Objective and Contribution
The first paper to perform abstractive summarisation on long-form documents (research papers). The architecture consists of a hierarchical encoder that captures the discourse structure of a research paper and an attentive discourse-aware decoder to generate the summary.
The contributions of this paper are:
Proposed an abstractive model for summarising research papers
Introduced two large-scale datasets of long structured research papers obtained from arXiv and PubMed
Discourse-aware Summarisation Model
Our encoder is a hierarchical RNN that captures document discourse structure. The encoder first encode each discourse section by parsing in all the words into their respective section RNN. We then takes the outputs of all section RNNs and feed the hidden states into another RNN to encode the whole document.
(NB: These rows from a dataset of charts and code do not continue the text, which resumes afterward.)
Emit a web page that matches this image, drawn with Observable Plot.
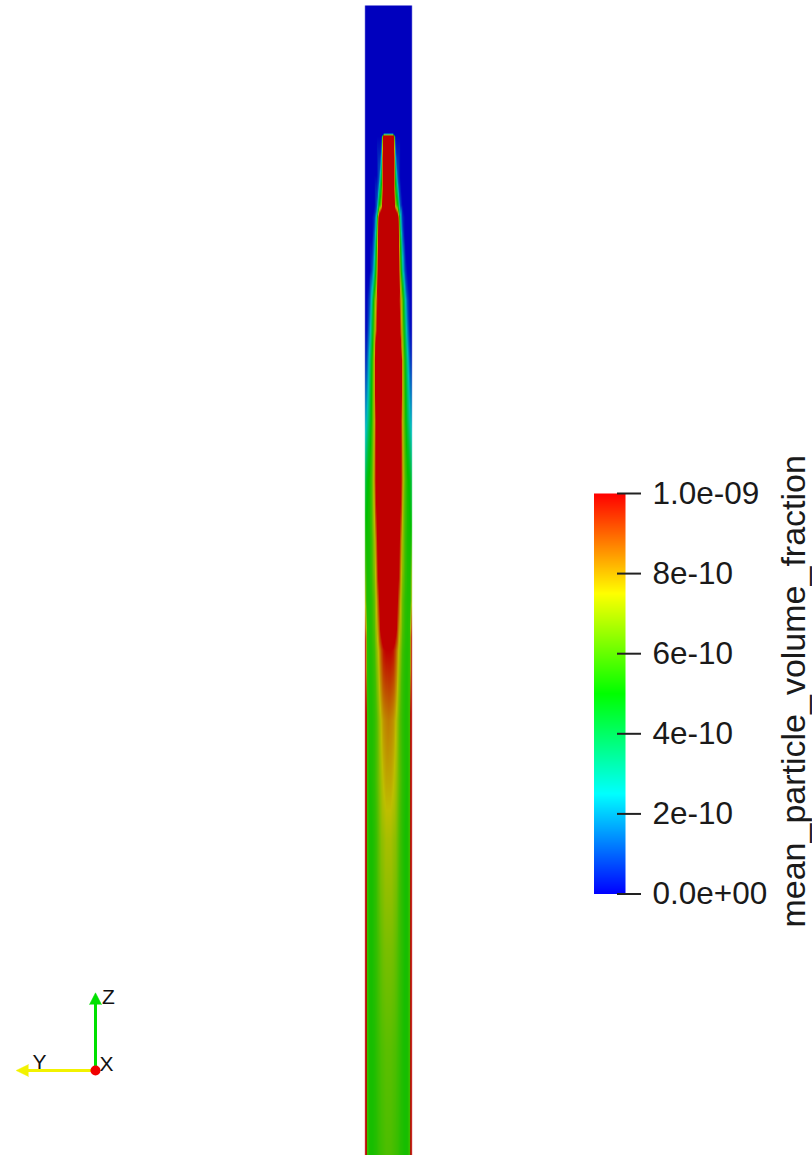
<!DOCTYPE html>
<html><head><meta charset="utf-8">
<script src="https://cdn.jsdelivr.net/npm/d3@7"></script>
<script src="https://cdn.jsdelivr.net/npm/@observablehq/plot@0.6"></script>
<style>
html,body{margin:0;padding:0;background:#fff;overflow:hidden}
#stage{position:relative;width:812px;height:1155px;background:#fff}
#stage svg{position:absolute;left:0;top:0;max-width:none}
</style></head><body><div id="stage"></div>
<script>
// radial sample positions across the column (half profile, mirrored), -1..1
const radialPositions = [0, 0.1, 0.2, 0.3, 0.4, 0.5, 0.6, 0.7, 0.8, 0.9, 0.95, 1.0];
// heights of the sampled rows (0 = bottom of view, 115 = top of column)
const heights = [115, 102.2, 101.9, 98, 95, 93.8, 91.5, 88.5, 85.5, 82.5, 79.5, 73.5, 67.5, 61.5, 55.5, 50.5, 43.5, 37.5, 31.5, 20.5, 10.5, 0];
// mean particle volume fraction, in units of 1e-10, one row per height
const profiles = [
  [0,0,0,0,0,0,0,0,0,0,0,0],
  [0,0,0,0,0,0,0,0,0,0,0,0],
  [14,14,14,0,0,0,0,0,0,0,0,0],
  [14,14,14,4,1,0,0,0,0,0,0,0],
  [14,14,14,7,5,1,0,0,0,0,0,0],
  [14,14,14,14,11,3,0.5,0,0,0,0,0],
  [14,14,14,14,12,5,1.5,0,0,0,0,0],
  [14,14,14,14,13,6.5,3,0.8,0,0,0,0],
  [14,14,14,14,12,8.5,6,3,1,0.2,0,0],
  [14,14,14,14,14,9.5,6.5,4,1.8,0.4,0.1,0],
  [14,14,14,14,14,13,7.5,5,3,1.2,0.6,0.3],
  [14,14,14,14,14,11,7.5,5.5,4,2.8,2.2,2],
  [14,14,14,14,14,11,8,6,5.2,4.8,4.3,4],
  [14,14,14,14,12,9,7,5.8,5.3,5.2,5.2,5.5],
  [14,14,14,12.5,9.5,7.8,6.2,5.6,5.4,5.4,6,8],
  [10,10,9.8,9,7.8,6.8,5.8,5.5,5.4,5.6,9,12],
  [8.4,8.3,8.1,7.6,6.8,6,5.6,5.4,5.4,5.8,12,14],
  [7.8,7.8,7.6,7.2,6.6,6,5.6,5.4,5.3,5.8,12,14],
  [7.2,7.2,7,6.8,6.3,5.8,5.5,5.3,5.3,5.8,12,14],
  [6.6,6.6,6.5,6.3,6,5.7,5.5,5.3,5.3,5.8,12,14],
  [6.2,6.2,6.1,6,5.8,5.6,5.4,5.3,5.3,5.8,12,14],
  [6,6,5.9,5.8,5.7,5.5,5.4,5.3,5.3,5.8,12,14]
];
const UNIT = 1e-10;
const tickValues = [0, 2e-10, 4e-10, 6e-10, 8e-10, 1e-9];
const tickLabels = ["0.0e+00", "2e-10", "4e-10", "6e-10", "8e-10", "1.0e-09"];
const fieldName = "mean_particle_volume_fraction";
const rainbow = ["#0000ff", "#00ffff", "#00ff00", "#ffff00", "#ff0000"];
const rainbowShaded = ["#0000be", "#00bebe", "#00be00", "#bebe00", "#c00000"];
// orientation triad
const triadShafts = [
  {axis: "Y", x1: 95, y1: 1070, x2: 24, y2: 1070, color: "#f2f200"},
  {axis: "Z", x1: 95, y1: 1070, x2: 95, y2: 1000, color: "#00e000"}
];
const triadCones = [
  {axis: "Y", x: 28, y: 1070, angle: -90, len: 18, color: "#f2f200"},
  {axis: "Z", x: 95, y: 1004, angle: 0, len: 17, color: "#00e000"}
];
const triadOrigin = [{x: 95, y: 1070}];
const triadLabels = [
  {text: "Y", x: 39, y: 1062},
  {text: "Z", x: 108, y: 997},
  {text: "X", x: 106, y: 1064}
];

const samples = [];
heights.forEach((z, i) => radialPositions.forEach((r, j) => {
  const v = profiles[i][j] * UNIT;
  samples.push({r, z, v});
  if (r > 0) samples.push({r: -r, z, v});
}));

const font = "'Liberation Sans', Arial, sans-serif";
const stage = document.getElementById("stage");

const main = Plot.plot({
  width: 812, height: 1155, margin: 0,
  style: {background: "transparent"},
  x: {domain: [-1, 1], range: [364.3, 411.7], axis: null},
  y: {domain: [0, 115], range: [1155, 5], axis: null},
  color: {type: "linear", domain: [0, 1e-9], interpolate: d3.piecewise(d3.interpolateRgb, rainbowShaded), clamp: true},
  marks: [
    Plot.raster(samples, {x: "r", y: "z", fill: "v", x1: -1, x2: 1, y1: 0, y2: 115, interpolate: "barycentric"}),
    Plot.ruleX([-1, 1], {y1: 0, y2: 115, stroke: "white", strokeOpacity: 0.45, strokeWidth: 1})
  ]
});
stage.appendChild(main);

const legend = Plot.plot({
  width: 812, height: 1155, margin: 0,
  style: {background: "transparent", fontFamily: font},
  x: {domain: [0, 812], range: [0, 812], axis: null},
  y: {domain: [0, 1e-9], range: [893.5, 493], axis: null},
  color: {type: "linear", domain: [0, 1e-9], interpolate: d3.piecewise(d3.interpolateRgb, rainbow), clamp: true},
  marks: [
    Plot.raster({fill: (x, y) => y, x1: 593.5, x2: 625, y1: 0, y2: 1e-9}),
    Plot.ruleY(tickValues, {x1: 617, x2: 641, stroke: "#222", strokeWidth: 2}),
    Plot.text(tickValues, {x: 652, y: d => d, text: (d, i) => tickLabels[i], textAnchor: "start", fontSize: 31.5, fill: "#1a1a1a"}),
    Plot.text([fieldName], {x: 794, y: 5.06e-10, text: d => d, rotate: -90, fontSize: 34, fill: "#1a1a1a"})
  ]
});
stage.appendChild(legend);

const triad = Plot.plot({
  width: 812, height: 1155, margin: 0,
  style: {background: "transparent", fontFamily: font},
  x: {domain: [0, 812], range: [0, 812], axis: null},
  y: {domain: [0, 1155], range: [0, 1155], axis: null},
  marks: [
    Plot.link(triadShafts, {x1: "x1", y1: "y1", x2: "x2", y2: "y2", stroke: d => d.color, strokeWidth: 3}),
    Plot.vector(triadCones, {x: "x", y: "y", rotate: "angle", length: "len", shape: "spike", r: 6, anchor: "start", fill: d => d.color, stroke: d => d.color, strokeWidth: 0.5}),
    Plot.dot(triadOrigin, {x: "x", y: "y", r: 5, fill: "#f00000"}),
    Plot.text(triadLabels, {x: "x", y: "y", text: "text", fontSize: 21, fill: "#111"})
  ]
});
stage.appendChild(triad);
</script></body></html>
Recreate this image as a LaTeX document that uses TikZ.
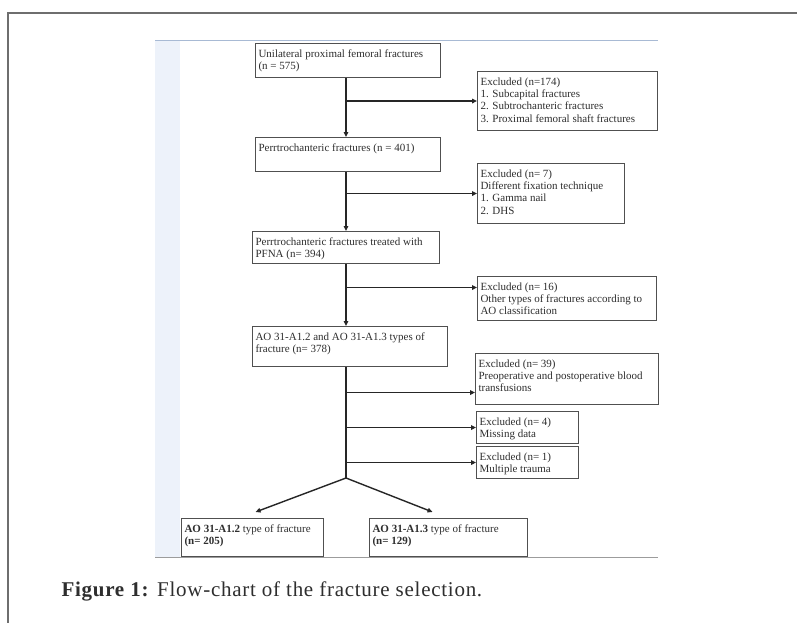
\documentclass[tikz,border=0pt]{standalone}
\usepackage{fontspec}
\setmainfont{Liberation Serif}
\usetikzlibrary{arrows.meta,calc}
\definecolor{txt}{HTML}{2E2E2E}
\definecolor{boxline}{HTML}{505050}
\definecolor{frameline}{HTML}{6E6E6E}
\definecolor{band}{HTML}{EDF2FA}
\definecolor{bandline}{HTML}{A8BAD4}
\definecolor{botline}{HTML}{9C9C9C}
\newcommand{\bx}[3]{\parbox[c][\dimexpr#2pt-7pt\relax][t]{\dimexpr#1pt-6pt\relax}{\vspace*{2.5pt}\raggedright #3}}
\begin{document}
\begin{tikzpicture}[x=1pt,y=-1pt,
  box/.style={draw=boxline, line width=1.1pt, inner xsep=3pt, inner ysep=3.5pt, anchor=north west, text=txt, font=\fontsize{11}{12.3}\selectfont},
  arr/.style={-{Triangle[length=5pt,width=4.5pt]}, line width=1.4pt, draw=black!85},
  ln/.style={line width=1.4pt, draw=black!85}]
\useasboundingbox (0,0) rectangle (797,623);
\fill[white] (0,0) rectangle (797,623);
% outer frame
\draw[frameline, line width=1.4pt] (8,623) -- (8,13) -- (797,13);
% image area
\fill[band] (155,41) rectangle (180,557);
\draw[bandline, line width=1pt] (155,41) -- (658,41);
\draw[botline, line width=1pt] (155,557) -- (658,557);
% boxes
\node[box] (b1) at (255,43) {\bx{185}{34}{Unilateral proximal femoral fractures\\(n = 575)}};
\node[box] (e1) at (477,71) {\bx{180}{59}{Excluded (n=174)\\1. Subcapital fractures\\2. Subtrochanteric fractures\\3. Proximal femoral shaft fractures}};
\node[box] (b2) at (255,137) {\bx{185}{34}{Perrtrochanteric fractures (n = 401)}};
\node[box] (e2) at (477,163) {\bx{147}{60}{Excluded (n= 7)\\Different fixation technique\\1. Gamma nail\\2. DHS}};
\node[box] (b3) at (252,231) {\bx{187}{32}{Perrtrochanteric fractures treated with\\PFNA (n= 394)}};
\node[box] (e3) at (477,276) {\bx{179}{44}{Excluded (n= 16)\\Other types of fractures according to\\AO classification}};
\node[box] (b4) at (252,326) {\bx{195}{40}{AO 31-A1.2 and AO 31-A1.3 types of\\fracture (n= 378)}};
\node[box] (e4) at (475,353) {\bx{183}{51}{Excluded (n= 39)\\Preoperative and postoperative blood\\transfusions}};
\node[box] (e5) at (476,411) {\bx{102}{32}{Excluded (n= 4)\\Missing data}};
\node[box] (e6) at (476,446) {\bx{102}{32}{Excluded (n= 1)\\Multiple trauma}};
\node[box] (b5) at (181,518) {\bx{142}{38}{\textbf{AO 31-A1.2} type of fracture\\\textbf{(n= 205)}}};
\node[box] (b6) at (369,518) {\bx{158}{38}{\textbf{AO 31-A1.3} type of fracture\\\textbf{(n= 129)}}};
% spine
\coordinate (sp) at (346,0);
\coordinate (apex) at (346,478);
\coordinate (e3in) at ([yshift=11pt]e3.west);
\coordinate (e4in) at ([yshift=-13.5pt]e4.west);
\coordinate (b5in) at ([xshift=3pt,yshift=6pt]b5.north);
\coordinate (b6in) at ([xshift=-16pt,yshift=6pt]b6.north);
\draw[arr] (b1.south -| sp) -- (b2.north -| sp);
\draw[arr] (b2.south -| sp) -- (b3.north -| sp);
\draw[arr] (b3.south -| sp) -- (b4.north -| sp);
\draw[ln] (b4.south -| sp) -- (apex);
\draw[arr] (sp |- e1.west) -- (e1.west);
\draw[arr] (sp |- e2.west) -- (e2.west);
\draw[arr] (sp |- e3in) -- (e3in);
\draw[arr] (sp |- e4in) -- (e4in);
\draw[arr] (sp |- e5.west) -- (e5.west);
\draw[arr] (sp |- e6.west) -- (e6.west);
\draw[arr] (apex) -- (b5in);
\draw[arr] (apex) -- (b6in);
% caption
\node[anchor=base west, font=\fontsize{21}{25}\selectfont\addfontfeatures{LetterSpace=3.5}, text=txt] (cap) at (58,596) {\textbf{Figure 1:} Flow-chart of the fracture selection.};
\end{tikzpicture}
\end{document}
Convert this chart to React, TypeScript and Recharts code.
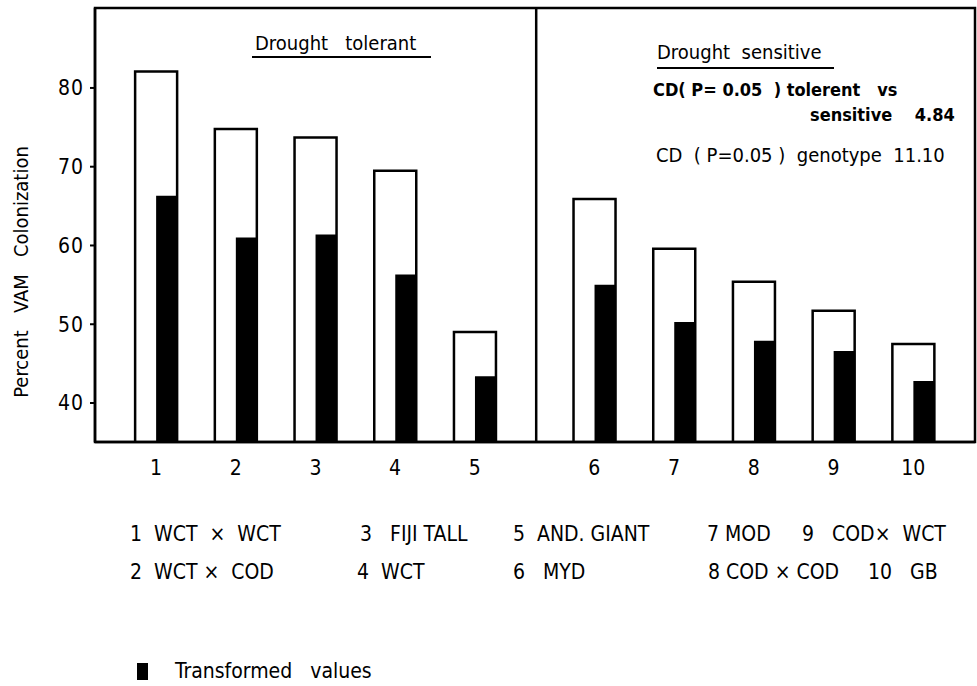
import React from 'react';
import { ComposedChart, Bar, XAxis, YAxis, ReferenceLine, ReferenceArea } from 'recharts';

const FONT = '"DejaVu Sans Condensed", "Liberation Sans Narrow", "DejaVu Sans", sans-serif';

// genotype numbers shown under the bars
const genotypeNumbers = ['1', '2', '3', '4', '5', '6', '7', '8', '9', '10'];
// percent VAM colonization (open bars)
const percentColonization = [82.1, 74.8, 73.7, 69.5, 49.0, 65.9, 59.6, 55.4, 51.7, 47.5];
// transformed values (black bars)
const transformedValues = [66.3, 61.0, 61.4, 56.3, 43.4, 55.0, 50.3, 47.9, 46.6, 42.8];
const genotypeNames = [
  'WCT  \u00d7  WCT',
  'WCT \u00d7  COD',
  'FIJI TALL',
  'WCT',
  'AND. GIANT',
  'MYD',
  'MOD',
  'COD \u00d7 COD',
  'COD\u00d7  WCT',
  'GB',
];
const yTicks = [40, 50, 60, 70, 80];

// layout of the genotype key under the chart
const KEY_LEFT = [130, 130, 360, 357, 513, 513, 707, 708, 802, 868];
const KEY_GAP = ['  ', '  ', '   ', '  ', '  ', '   ', ' ', ' ', '   ', '   '];
const KEY_ROW_Y = [535, 573];

// tolerant group sits in slots 1-5, sensitive group after a wider gap
const slot = (i: number) => (i < 5 ? i + 1 : i + 1.5);
const tickPositions = genotypeNumbers.map((_, i) => slot(i));
const labelAt = (v: number) => genotypeNumbers[tickPositions.indexOf(v)] ?? '';

const data = genotypeNumbers.map((g, i) => ({
  g,
  pos: slot(i),
  percent: percentColonization[i],
  transformed: transformedValues[i],
}));

const X_DOMAIN: [number, number] = [0.235, 11.275];
const Y_DOMAIN: [number, number] = [35.05, 90.15];

function Note({ x, cy, size = 20, bold = false, children }: any) {
  return (
    <div
      style={{
        position: 'absolute',
        left: x,
        top: cy - size * 0.6,
        fontSize: size,
        lineHeight: `${size * 1.2}px`,
        fontWeight: bold ? 700 : 400,
        whiteSpace: 'pre',
        fontFamily: FONT,
        color: '#000',
      }}
    >
      {children}
    </div>
  );
}

const YTitle = () => (
  <text
    transform="translate(28 272) rotate(-90)"
    textAnchor="middle"
    fontSize={20}
    fontFamily={FONT}
    fill="#000"
    style={{ whiteSpace: 'pre' }}
  >
    Percent   VAM   Colonization
  </text>
);

export default function App() {
  return (
    <div style={{ position: 'absolute', left: 0, top: 0, width: 977, height: 686, background: '#fff', fontFamily: FONT }}>
      <ComposedChart
        width={977}
        height={686}
        data={data}
        margin={{ top: 8, right: 2, bottom: 204, left: 0 }}
        barGap={-21}
        style={{ position: 'absolute', left: 0, top: 0 }}
      >
        <XAxis
          type="number"
          dataKey="pos"
          domain={X_DOMAIN}
          ticks={tickPositions}
          tickFormatter={labelAt}
          interval={0}
          height={40}
          tickLine={false}
          tickSize={6}
          tickMargin={12}
          axisLine={{ stroke: '#000', strokeWidth: 2.5 }}
          tick={{ fontSize: 21, fill: '#000', fontFamily: FONT }}
        />
        <YAxis
          type="number"
          domain={Y_DOMAIN}
          ticks={yTicks}
          allowDataOverflow
          width={95}
          tickSize={5}
          tickMargin={6}
          tickLine={{ stroke: '#000', strokeWidth: 2 }}
          axisLine={{ stroke: '#000', strokeWidth: 2.5 }}
          tick={{ fontSize: 21, fill: '#000', fontFamily: FONT, letterSpacing: 1 }}
          label={<YTitle />}
        />
        <ReferenceArea
          x1={X_DOMAIN[0]}
          x2={X_DOMAIN[1]}
          y1={Y_DOMAIN[0]}
          y2={Y_DOMAIN[1]}
          fill="none"
          stroke="#000"
          strokeWidth={2.5}
          ifOverflow="visible"
        />
        <ReferenceLine x={5.77} stroke="#000" strokeWidth={2.5} ifOverflow="visible" />
        <Bar dataKey="percent" barSize={42} fill="#fff" stroke="#000" strokeWidth={2.5} isAnimationActive={false} />
        <Bar dataKey="transformed" barSize={21} fill="#000" isAnimationActive={false} />
      </ComposedChart>

      <Note x={255} cy={43}>{'Drought   tolerant'}</Note>
      <div style={{ position: 'absolute', left: 252, top: 56, width: 179, borderTop: '2px solid #000' }} />
      <Note x={657} cy={52}>{'Drought  sensitive'}</Note>
      <div style={{ position: 'absolute', left: 657, top: 67, width: 177, borderTop: '2px solid #000' }} />
      <Note x={653} cy={90} size={18} bold>{'CD( P= 0.05  ) tolerent   vs'}</Note>
      <Note x={810} cy={115} size={18} bold>{'sensitive    4.84'}</Note>
      <Note x={656} cy={155} size={20}>{'CD  ( P=0.05 )  genotype  11.10'}</Note>

      {genotypeNames.map((name, i) => (
        <Note key={name} x={KEY_LEFT[i]} cy={KEY_ROW_Y[i % 2]} size={21}>
          {genotypeNumbers[i] + KEY_GAP[i] + name}
        </Note>
      ))}

      <div style={{ position: 'absolute', left: 137, top: 663, width: 11, height: 17, background: '#000' }} />
      <Note x={175} cy={672} size={21}>{'Transformed   values'}</Note>
    </div>
  );
}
At each decoding step, our decoder takes in the words of the document and also attend to the relevant discourse section. We would use the discourse-related information to modify word-level attention function. At each decoding step, the decoder would use the decoder state and context vector to predict the next word in the summary.
We added an additional binary variable to the decoder to determine whether the decoder should generate a word or copy a word from the source. The copy probability is learned and optimised during training.
We track attention coverage to avoid the problem of generating repeated phrases or words. The coverage vector includes information about the attended document discourse sections and it’s incorporated into the attention function.
ArXiv and PubMed
We introduced the two research papers dataset: arXiv and PubMed. During our data collection process, we removed any documents that are too long or too short or do not have an abstract or discourse structure. We remove any figures and tables and normalise any math formulas and citation markers with special tokens. The abstract is the ground-truth. The dataset statistics are displayed below with average document length being 3000 – 5000 words.
Experiments and Results
We used ROUGE score as evaluation metric and we compare our method with different benchmark models as below:
LexRank, SumBasic, LSA (extractive)
Attention seq2seq, PG network (abstractive)
The two tables below showcased the results on arXiv and PubMed dataset. The results show that our discourse-aware model was able to outperformed all the baseline models, both extractive and abstractive.
We also performed some qualitative evaluation and we observed that our model was able to generate summaries that not only capture the problem introduction like other SOTA benchmark models but also able to capture the methodology and impacts of the paper.